Task statement: Write out every record in full, exactly as written, please.

Stored entries:
>> Begin
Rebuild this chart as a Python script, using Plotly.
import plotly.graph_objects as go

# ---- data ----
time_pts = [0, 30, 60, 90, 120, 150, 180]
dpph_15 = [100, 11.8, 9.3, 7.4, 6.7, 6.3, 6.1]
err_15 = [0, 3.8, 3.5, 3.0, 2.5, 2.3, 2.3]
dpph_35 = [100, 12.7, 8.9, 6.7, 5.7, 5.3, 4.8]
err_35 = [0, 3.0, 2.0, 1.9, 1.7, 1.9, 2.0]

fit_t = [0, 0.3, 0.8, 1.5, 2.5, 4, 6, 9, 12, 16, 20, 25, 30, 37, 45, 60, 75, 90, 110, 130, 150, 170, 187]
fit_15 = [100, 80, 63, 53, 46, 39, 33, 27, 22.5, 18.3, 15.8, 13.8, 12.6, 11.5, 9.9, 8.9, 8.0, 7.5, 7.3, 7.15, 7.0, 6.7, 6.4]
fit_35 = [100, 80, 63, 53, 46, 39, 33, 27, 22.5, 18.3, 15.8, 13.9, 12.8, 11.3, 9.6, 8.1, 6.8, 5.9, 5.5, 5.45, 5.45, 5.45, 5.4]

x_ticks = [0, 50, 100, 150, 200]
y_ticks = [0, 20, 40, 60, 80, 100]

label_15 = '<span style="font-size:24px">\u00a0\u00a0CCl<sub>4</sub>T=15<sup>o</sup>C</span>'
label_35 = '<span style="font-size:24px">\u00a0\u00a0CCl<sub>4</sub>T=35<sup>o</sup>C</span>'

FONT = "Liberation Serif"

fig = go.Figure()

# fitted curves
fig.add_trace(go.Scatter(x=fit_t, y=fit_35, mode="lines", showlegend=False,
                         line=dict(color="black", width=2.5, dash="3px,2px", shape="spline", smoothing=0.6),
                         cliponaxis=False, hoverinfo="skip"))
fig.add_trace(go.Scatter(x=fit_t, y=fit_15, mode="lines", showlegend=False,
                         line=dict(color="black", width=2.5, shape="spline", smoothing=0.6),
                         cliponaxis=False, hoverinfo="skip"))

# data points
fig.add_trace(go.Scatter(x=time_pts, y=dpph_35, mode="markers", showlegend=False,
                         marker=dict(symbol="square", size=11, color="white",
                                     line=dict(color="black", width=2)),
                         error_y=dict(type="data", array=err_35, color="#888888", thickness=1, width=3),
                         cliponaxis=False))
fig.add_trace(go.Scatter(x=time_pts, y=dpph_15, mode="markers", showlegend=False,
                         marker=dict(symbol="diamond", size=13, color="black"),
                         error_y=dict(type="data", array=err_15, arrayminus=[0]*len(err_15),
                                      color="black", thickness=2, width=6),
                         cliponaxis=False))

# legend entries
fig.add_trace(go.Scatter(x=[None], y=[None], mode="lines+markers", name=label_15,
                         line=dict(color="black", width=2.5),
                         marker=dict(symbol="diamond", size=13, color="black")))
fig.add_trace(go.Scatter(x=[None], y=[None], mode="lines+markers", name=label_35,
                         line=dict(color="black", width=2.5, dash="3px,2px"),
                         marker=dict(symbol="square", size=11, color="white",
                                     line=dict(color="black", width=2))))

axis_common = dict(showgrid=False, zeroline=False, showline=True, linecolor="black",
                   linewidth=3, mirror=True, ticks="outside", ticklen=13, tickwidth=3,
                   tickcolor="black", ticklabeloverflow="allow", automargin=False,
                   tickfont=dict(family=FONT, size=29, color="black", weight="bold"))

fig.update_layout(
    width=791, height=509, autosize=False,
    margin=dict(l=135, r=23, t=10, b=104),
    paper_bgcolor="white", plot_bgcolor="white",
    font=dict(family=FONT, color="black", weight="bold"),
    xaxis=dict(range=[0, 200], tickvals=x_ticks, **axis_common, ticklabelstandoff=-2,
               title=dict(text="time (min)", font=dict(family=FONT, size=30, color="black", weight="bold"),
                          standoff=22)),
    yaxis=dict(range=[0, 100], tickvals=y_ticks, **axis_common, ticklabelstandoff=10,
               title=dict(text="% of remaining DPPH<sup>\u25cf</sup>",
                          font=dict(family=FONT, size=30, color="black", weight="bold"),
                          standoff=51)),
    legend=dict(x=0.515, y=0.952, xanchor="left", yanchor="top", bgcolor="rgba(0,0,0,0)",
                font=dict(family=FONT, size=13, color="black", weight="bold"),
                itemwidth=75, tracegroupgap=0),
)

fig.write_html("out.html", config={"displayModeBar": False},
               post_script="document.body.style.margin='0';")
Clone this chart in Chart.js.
>> End
The output:
Rebuild this chart as a Python script, using Plotly.
import plotly.graph_objects as go

# ---- data ----
time_pts = [0, 30, 60, 90, 120, 150, 180]
dpph_15 = [100, 11.8, 9.3, 7.4, 6.7, 6.3, 6.1]
err_15 = [0, 3.8, 3.5, 3.0, 2.5, 2.3, 2.3]
dpph_35 = [100, 12.7, 8.9, 6.7, 5.7, 5.3, 4.8]
err_35 = [0, 3.0, 2.0, 1.9, 1.7, 1.9, 2.0]

fit_t = [0, 0.3, 0.8, 1.5, 2.5, 4, 6, 9, 12, 16, 20, 25, 30, 37, 45, 60, 75, 90, 110, 130, 150, 170, 187]
fit_15 = [100, 80, 63, 53, 46, 39, 33, 27, 22.5, 18.3, 15.8, 13.8, 12.6, 11.5, 9.9, 8.9, 8.0, 7.5, 7.3, 7.15, 7.0, 6.7, 6.4]
fit_35 = [100, 80, 63, 53, 46, 39, 33, 27, 22.5, 18.3, 15.8, 13.9, 12.8, 11.3, 9.6, 8.1, 6.8, 5.9, 5.5, 5.45, 5.45, 5.45, 5.4]

x_ticks = [0, 50, 100, 150, 200]
y_ticks = [0, 20, 40, 60, 80, 100]

label_15 = '<span style="font-size:24px">\u00a0\u00a0CCl<sub>4</sub>T=15<sup>o</sup>C</span>'
label_35 = '<span style="font-size:24px">\u00a0\u00a0CCl<sub>4</sub>T=35<sup>o</sup>C</span>'

FONT = "Liberation Serif"

fig = go.Figure()

# fitted curves
fig.add_trace(go.Scatter(x=fit_t, y=fit_35, mode="lines", showlegend=False,
                         line=dict(color="black", width=2.5, dash="3px,2px", shape="spline", smoothing=0.6),
                         cliponaxis=False, hoverinfo="skip"))
fig.add_trace(go.Scatter(x=fit_t, y=fit_15, mode="lines", showlegend=False,
                         line=dict(color="black", width=2.5, shape="spline", smoothing=0.6),
                         cliponaxis=False, hoverinfo="skip"))

# data points
fig.add_trace(go.Scatter(x=time_pts, y=dpph_35, mode="markers", showlegend=False,
                         marker=dict(symbol="square", size=11, color="white",
                                     line=dict(color="black", width=2)),
                         error_y=dict(type="data", array=err_35, color="#888888", thickness=1, width=3),
                         cliponaxis=False))
fig.add_trace(go.Scatter(x=time_pts, y=dpph_15, mode="markers", showlegend=False,
                         marker=dict(symbol="diamond", size=13, color="black"),
                         error_y=dict(type="data", array=err_15, arrayminus=[0]*len(err_15),
                                      color="black", thickness=2, width=6),
                         cliponaxis=False))

# legend entries
fig.add_trace(go.Scatter(x=[None], y=[None], mode="lines+markers", name=label_15,
                         line=dict(color="black", width=2.5),
                         marker=dict(symbol="diamond", size=13, color="black")))
fig.add_trace(go.Scatter(x=[None], y=[None], mode="lines+markers", name=label_35,
                         line=dict(color="black", width=2.5, dash="3px,2px"),
                         marker=dict(symbol="square", size=11, color="white",
                                     line=dict(color="black", width=2))))

axis_common = dict(showgrid=False, zeroline=False, showline=True, linecolor="black",
                   linewidth=3, mirror=True, ticks="outside", ticklen=13, tickwidth=3,
                   tickcolor="black", ticklabeloverflow="allow", automargin=False,
                   tickfont=dict(family=FONT, size=29, color="black", weight="bold"))

fig.update_layout(
    width=791, height=509, autosize=False,
    margin=dict(l=135, r=23, t=10, b=104),
    paper_bgcolor="white", plot_bgcolor="white",
    font=dict(family=FONT, color="black", weight="bold"),
    xaxis=dict(range=[0, 200], tickvals=x_ticks, **axis_common, ticklabelstandoff=-2,
               title=dict(text="time (min)", font=dict(family=FONT, size=30, color="black", weight="bold"),
                          standoff=22)),
    yaxis=dict(range=[0, 100], tickvals=y_ticks, **axis_common, ticklabelstandoff=10,
               title=dict(text="% of remaining DPPH<sup>\u25cf</sup>",
                          font=dict(family=FONT, size=30, color="black", weight="bold"),
                          standoff=51)),
    legend=dict(x=0.515, y=0.952, xanchor="left", yanchor="top", bgcolor="rgba(0,0,0,0)",
                font=dict(family=FONT, size=13, color="black", weight="bold"),
                itemwidth=75, tracegroupgap=0),
)

fig.write_html("out.html", config={"displayModeBar": False},
               post_script="document.body.style.margin='0';")
Clone this chart in Chart.js.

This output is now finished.